◆ WORK INSTRUCTIONS ◆
Copy exactly the lines that run from the top of the listing to the line containing "import plotly.graph_objects as go", both ends included, and omit the pictures.

◆ DATASET EXTRACT ◆
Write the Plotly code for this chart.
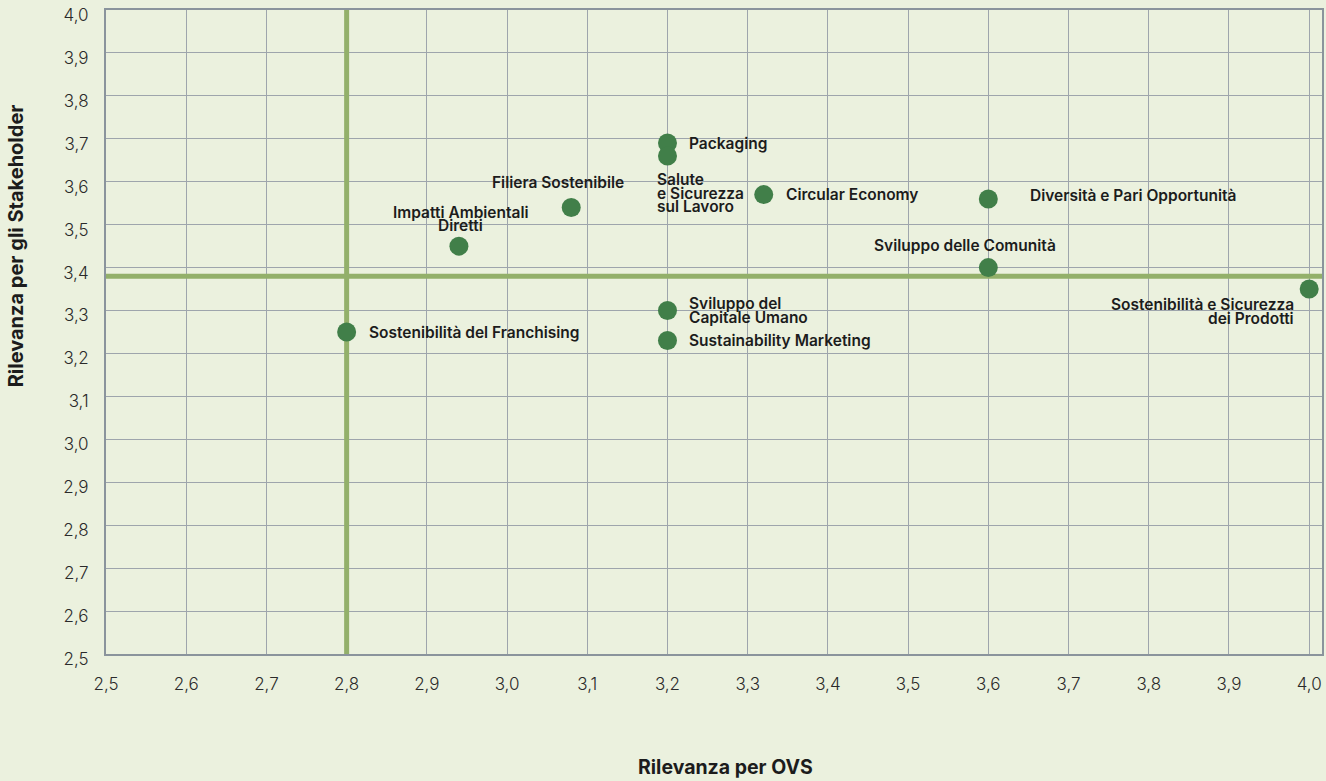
import plotly.graph_objects as go

# ---- data ----
topics = [
    "Packaging",
    "Salute<br>e Sicurezza<br>sul Lavoro",
    "Filiera Sostenibile",
    "Impatti Ambientali<br>Diretti",
    "Circular Economy",
    "Diversità e Pari Opportunità",
    "Sviluppo delle Comunità",
    "Sostenibilità e Sicurezza<br>dei Prodotti",
    "Sviluppo del<br>Capitale Umano",
    "Sustainability Marketing",
    "Sostenibilità del Franchising",
]
rilevanza_ovs = [3.20, 3.20, 3.08, 2.94, 3.32, 3.60, 3.60, 4.00, 3.20, 3.20, 2.80]
rilevanza_stakeholder = [3.69, 3.66, 3.54, 3.45, 3.57, 3.56, 3.40, 3.35, 3.30, 3.23, 3.25]

x_threshold = 2.8
y_threshold = 3.38

tick_values = [2.5, 2.6, 2.7, 2.8, 2.9, 3.0, 3.1, 3.2, 3.3, 3.4, 3.5, 3.6, 3.7, 3.8, 3.9, 4.0]
tick_labels = ["2,5", "2,6", "2,7", "2,8", "2,9", "3,0", "3,1", "3,2", "3,3", "3,4",
               "3,5", "3,6", "3,7", "3,8", "3,9", "4,0"]

# ---- label placement styles (xanchor, xshift px, yshift px of block centre) ----
label_styles = [
    ("left", 21, 0),
    ("left", -11, -37.5),
    ("center", -13, 25),
    ("center", 2, 27),
    ("left", 21, 0),
    ("left", 41, 3),
    ("center", -23, 22),
    ("right", -14, -22.5),
    ("left", 21, 0),
    ("left", 21, 0),
    ("left", 21, 0),
]
LINE_H = 13.5

BG = "#EBF1DE"
GRID = "#9EA5AC"
AXIS = "#8A949C"
GREEN_LINE = "#93B06A"
DOT = "#417F49"
TEXT = "#1C1C1C"
FONT = "Inter"

fig = go.Figure()

# threshold lines
fig.add_trace(go.Scatter(
    x=[x_threshold, x_threshold], y=[2.5, 4.0], mode="lines",
    line=dict(color=GREEN_LINE, width=5), hoverinfo="skip", showlegend=False,
))
fig.add_trace(go.Scatter(
    x=[2.5, 4.016], y=[y_threshold, y_threshold], mode="lines",
    line=dict(color=GREEN_LINE, width=5), hoverinfo="skip", showlegend=False,
))

# points
fig.add_trace(go.Scatter(
    x=rilevanza_ovs, y=rilevanza_stakeholder, mode="markers",
    marker=dict(color=DOT, size=19, line=dict(width=0)),
    text=[t.replace("<br>", " ") for t in topics], hoverinfo="text",
    showlegend=False, cliponaxis=False,
))

for name, xv, yv, (xa, xs, ys) in zip(topics, rilevanza_ovs, rilevanza_stakeholder, label_styles):
    lines = name.split("<br>")
    n = len(lines)
    for i, line in enumerate(lines):
        fig.add_annotation(
            x=xv, y=yv, text=line, showarrow=False,
            xanchor=xa, yanchor="middle", xshift=xs, borderpad=0,
            yshift=ys + (n - 1) / 2 * LINE_H - i * LINE_H,
            font=dict(family=FONT, size=15.5, color=TEXT, weight=600),
        )

# axis titles
fig.add_annotation(
    xref="paper", yref="paper", x=0, y=0.633, xshift=-90,
    text="Rilevanza per gli Stakeholder", textangle=-90, showarrow=False,
    xanchor="center", yanchor="middle",
    font=dict(family=FONT, size=20, color=TEXT, weight=700),
)
fig.add_annotation(
    xref="paper", yref="paper", x=0.5, y=0, xshift=11, yshift=-113,
    text="Rilevanza per OVS", showarrow=False,
    xanchor="center", yanchor="middle",
    font=dict(family=FONT, size=19.5, color=TEXT, weight=700),
)

fig.update_xaxes(
    range=[2.5, 4.016], tickvals=tick_values, ticktext=tick_labels,
    showgrid=True, gridcolor=GRID, gridwidth=1,
    showline=True, linecolor=AXIS, linewidth=2, mirror=True,
    ticks="outside", ticklen=14, tickcolor="rgba(0,0,0,0)",
    tickfont=dict(family=FONT, size=17, color="#2A2A2A", weight=300),
    zeroline=False, automargin=False,
)
fig.update_yaxes(
    range=[2.5, 4.0], tickvals=tick_values, ticktext=tick_labels,
    showgrid=True, gridcolor=GRID, gridwidth=1,
    showline=True, linecolor=AXIS, linewidth=2, mirror=True,
    ticks="outside", ticklen=12, tickcolor="rgba(0,0,0,0)",
    ticklabelshift=5, ticklabeloverflow="allow",
    tickfont=dict(family=FONT, size=17, color="#2A2A2A", weight=300),
    zeroline=False, automargin=False,
)

fig.update_layout(
    width=1326, height=781,
    margin=dict(l=106, r=4, t=10, b=127, autoexpand=False),
    paper_bgcolor=BG, plot_bgcolor=BG,
    showlegend=False,
)

fig.write_html(
    "out.html",
    config={"displayModeBar": False},
    post_script="document.body.style.margin='0';document.body.style.padding='0';"
                "document.body.style.overflow='hidden';",
)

◆ WRITTEN SOLUTION ◆
Write the Plotly code for this chart.
import plotly.graph_objects as go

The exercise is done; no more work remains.